Nelson Mandela, the anti-apartheid hero of South Africa who passed away in 2013, left behind an estate worth $4.1 million in his will for his entire family, colleagues, workers, educational institutions and the African National Congress (ANC).
Family executors say the estate worth $4.1 million will be split into three diverse trusts that were established by Mandela. The family trust will acquire 1.5 million rands (the South African currency), which will be distributed among Mandela’s 30 children, grandchildren and great-grandchildren. The payments from Mandela’s book, his property and projects are left for his family trust.
According to Mandela’s will, the residence in Johannesburg is to be used for Mandela family gatherings and unification. The public is concerned that Mandela’s wishes will cause tensions, as there have been conflicts in the past about who will become leader. But Dikgang Moseneke, the deputy head of constitutional court of South Africa, says the Mandela family heard the will and showed no signs of disagreement. Mandela’s grandchildren and children are entitled to $300,000 each. Because he considered education so important, he left schools and educational organizations about $9,000.
Mandela wrote the will in 2004, and revised it in 2008. His third wife, Graca Machel, is recipient of half of his estate although she is supposed to forfeit her rights to certain items within 90 days. Machel has yet to make her decision.
Additionally, Mandela left $4,500 for all of his assistants, including Xoliswa Ndoyiya, his personal assistant. About 10 to 30 percent of the estate is left for the African National Congress, of which the royalties must be used to advance Mandela’s goal on “policies and reconciliation for South Africa.” As Mandela considered education to be of supreme importance, and that he believed the disadvantaged had just as much right to education as anyone, he granted part of his estate to educational organizations.
The home in Johannesburg will be given to the family of Mandela’s deceased son. This is the same home in Houghton, Johannesburg where Mandela wants his entire family to unite and congregate. The much-admired and revered leader left nothing for his second wife Winnie, who stood by him for 38 years during his years of struggle. The couple divorced in 1996.
Mosenke, George Bizos and Themba Sangoni are responsible for executing Mandela’s will. They all have an association with Mandela that dates back to the time when Mandela served 27 years in jail for his anti-apartheid efforts.
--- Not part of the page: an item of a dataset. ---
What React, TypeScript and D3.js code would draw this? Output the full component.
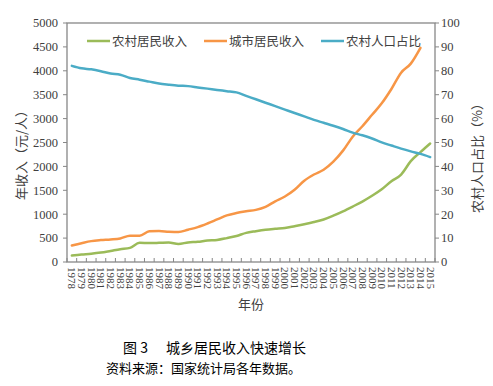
import React from "react";
import * as d3 from "d3";

const years: string[] = [
  "1978","1979","1980","1981","1982","1983","1984","1985","1986","1987",
  "1988","1989","1990","1991","1992","1993","1994","1995","1996","1997",
  "1998","1999","2000","2001","2002","2003","2004","2005","2006","2007",
  "2008","2009","2010","2011","2012","2013","2014","2015",
];

const ruralIncome: (number | null)[] = [
  134, 155, 172, 197, 232, 268, 296, 401, 396, 401,
  408, 378, 410, 423, 450, 462, 500, 545, 610, 645,
  675, 695, 712, 750, 790, 835, 890, 970, 1060, 1160,
  1265, 1385, 1520, 1690, 1830, 2110, 2300, 2480,
];

const urbanIncome: (number | null)[] = [
  345, 394, 437, 458, 472, 493, 549, 549, 641, 648,
  634, 627, 676, 730, 805, 890, 975, 1025, 1060, 1090,
  1155, 1270, 1370, 1510, 1700, 1830, 1930, 2100, 2330, 2622,
  2840, 3080, 3320, 3620, 3960, 4150, 4480, null,
];

const ruralShare: (number | null)[] = [
  82.08, 81.04, 80.61, 79.84, 78.87, 78.38, 76.99, 76.29, 75.48, 74.68,
  74.19, 73.79, 73.59, 73.06, 72.54, 71.99, 71.49, 70.96, 69.52, 68.09,
  66.65, 65.22, 63.78, 62.34, 60.91, 59.47, 58.24, 57.01, 55.66, 54.11,
  53.01, 51.66, 50.05, 48.73, 47.43, 46.27, 45.23, 43.9,
];

const leftTicks: number[] = [0, 500, 1000, 1500, 2000, 2500, 3000, 3500, 4000, 4500, 5000];
const rightTicks: number[] = [0, 10, 20, 30, 40, 50, 60, 70, 80, 90, 100];

const seriesNames: string[] = ["农村居民收入", "城市居民收入", "农村人口占比"];
const seriesColors: string[] = ["#9BBB59", "#F79646", "#4BACC6"];

const leftTitle = "年收入（元/人）";
const rightTitle = "农村人口占比（%）";
const xTitle = "年份";
const captionFig = "图 3";
const captionTitle = "城乡居民收入快速增长";
const captionSource = "资料来源：国家统计局各年数据。";

const W = 493;
const H = 386;
const L = 67;
const R = 435;
const T = 23;
const B = 262;

const serif = "Liberation Serif";
const cjk = "Noto Sans CJK SC";
const axisColor = "#878787";
const textColor = "#404040";

export default function App() {
  const x = d3.scaleBand<string>().domain(years).range([L, R]).padding(0);
  const bw = x.bandwidth();
  const cx = (y: string) => (x(y) as number) + bw / 2;
  const yL = d3.scaleLinear().domain([0, 5000]).range([B, T]);
  const yR = d3.scaleLinear().domain([0, 100]).range([B, T]);

  const mk = (vals: (number | null)[], sc: d3.ScaleLinear<number, number>) =>
    d3
      .line<number | null>()
      .defined((d) => d !== null)
      .x((_, i) => cx(years[i]))
      .y((d) => sc(d as number))
      .curve(d3.curveMonotoneX)(vals) || "";

  const paths = [
    { d: mk(ruralIncome, yL), c: seriesColors[0] },
    { d: mk(urbanIncome, yL), c: seriesColors[1] },
    { d: mk(ruralShare, yR), c: seriesColors[2] },
  ];

  const legendX = [87, 204, 321];
  const legendY = 41;

  const boundaries = years.map((y) => x(y) as number).concat([R]);

  return (
    <svg
      width={W}
      height={H}
      style={{ position: "absolute", left: 0, top: 0, background: "#fff" }}
    >
      <rect x={0} y={0} width={W} height={H} fill="#fff" />
      <rect x={L} y={T} width={R - L} height={B - T} fill="none" stroke={axisColor} strokeWidth={1.3} />

      {leftTicks.map((t) => (
        <g key={"l" + t}>
          <line x1={L - 4} x2={L} y1={yL(t)} y2={yL(t)} stroke={axisColor} strokeWidth={1} />
          <text x={58} y={yL(t)} dy="0.35em" textAnchor="end" fontFamily={serif} fontSize={12.5} fill={textColor}>
            {t}
          </text>
        </g>
      ))}

      {rightTicks.map((t) => (
        <g key={"r" + t}>
          <line x1={R} x2={R + 4} y1={yR(t)} y2={yR(t)} stroke={axisColor} strokeWidth={1} />
          <text x={441} y={yR(t)} dy="0.35em" textAnchor="start" fontFamily={serif} fontSize={12.5} fill={textColor}>
            {t}
          </text>
        </g>
      ))}

      {boundaries.map((bx, i) => (
        <line key={"b" + i} x1={bx} x2={bx} y1={B} y2={B - 4} stroke={axisColor} strokeWidth={1} />
      ))}
      {years.map((y) => (
        <text
          key={"x" + y}
          transform={`translate(${cx(y) - 3.5},267) rotate(90)`}
          fontFamily={serif}
          fontSize={11}
          fill={textColor}
          textAnchor="start"
        >
          {y}
        </text>
      ))}

      {paths.map((p, i) => (
        <path key={"p" + i} d={p.d} fill="none" stroke={p.c} strokeWidth={2.5} strokeLinejoin="round" strokeLinecap="round" />
      ))}

      {seriesNames.map((n, i) => (
        <g key={"lg" + i}>
          <line x1={legendX[i]} x2={legendX[i] + 23} y1={legendY} y2={legendY} stroke={seriesColors[i]} strokeWidth={2.5} />
          <text x={legendX[i] + 25} y={legendY} dy="0.38em" fontFamily={cjk} fontSize={12.5} fill={textColor}>
            {n}
          </text>
        </g>
      ))}

      <text transform={`translate(21,152) rotate(-90)`} textAnchor="middle" dy="0.35em" fontFamily={cjk} fontSize={13} fill={textColor}>
        {leftTitle}
      </text>
      <text transform={`translate(477,155) rotate(-90)`} textAnchor="middle" dy="0.35em" fontFamily={cjk} fontSize={13} fill={textColor}>
        {rightTitle}
      </text>
      <text x={251} y={304} textAnchor="middle" dy="0.35em" fontFamily={cjk} fontSize={13} fill={textColor}>
        {xTitle}
      </text>

      <text x={123} y={348} dy="0.35em" fontFamily={cjk} fontSize={14} fill="#000">
        {captionFig}
      </text>
      <text x={166} y={348} dy="0.35em" fontFamily={cjk} fontSize={14} fill="#000">
        {captionTitle}
      </text>
      <text x={106} y={368} dy="0.35em" fontFamily={cjk} fontSize={13} fill="#000">
        {captionSource}
      </text>
    </svg>
  );
}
Mandela was a revolutionary, a great leader and the former President of South Africa. He was the first black president of his nation, serving as president of the African National Congress from 1994 to 1999. The nation of South Africa elected him in a democratic election for the office. His efforts and battle against racism, inequality and poverty are widely known; he spent 27 years in jail, years of severe struggle. He was a hero and a legend, and struggled to abolish racism and form multiracial parties and elections. He is highly honored and recognized for his contributions. He leaves behind a legacy of $4.1 million.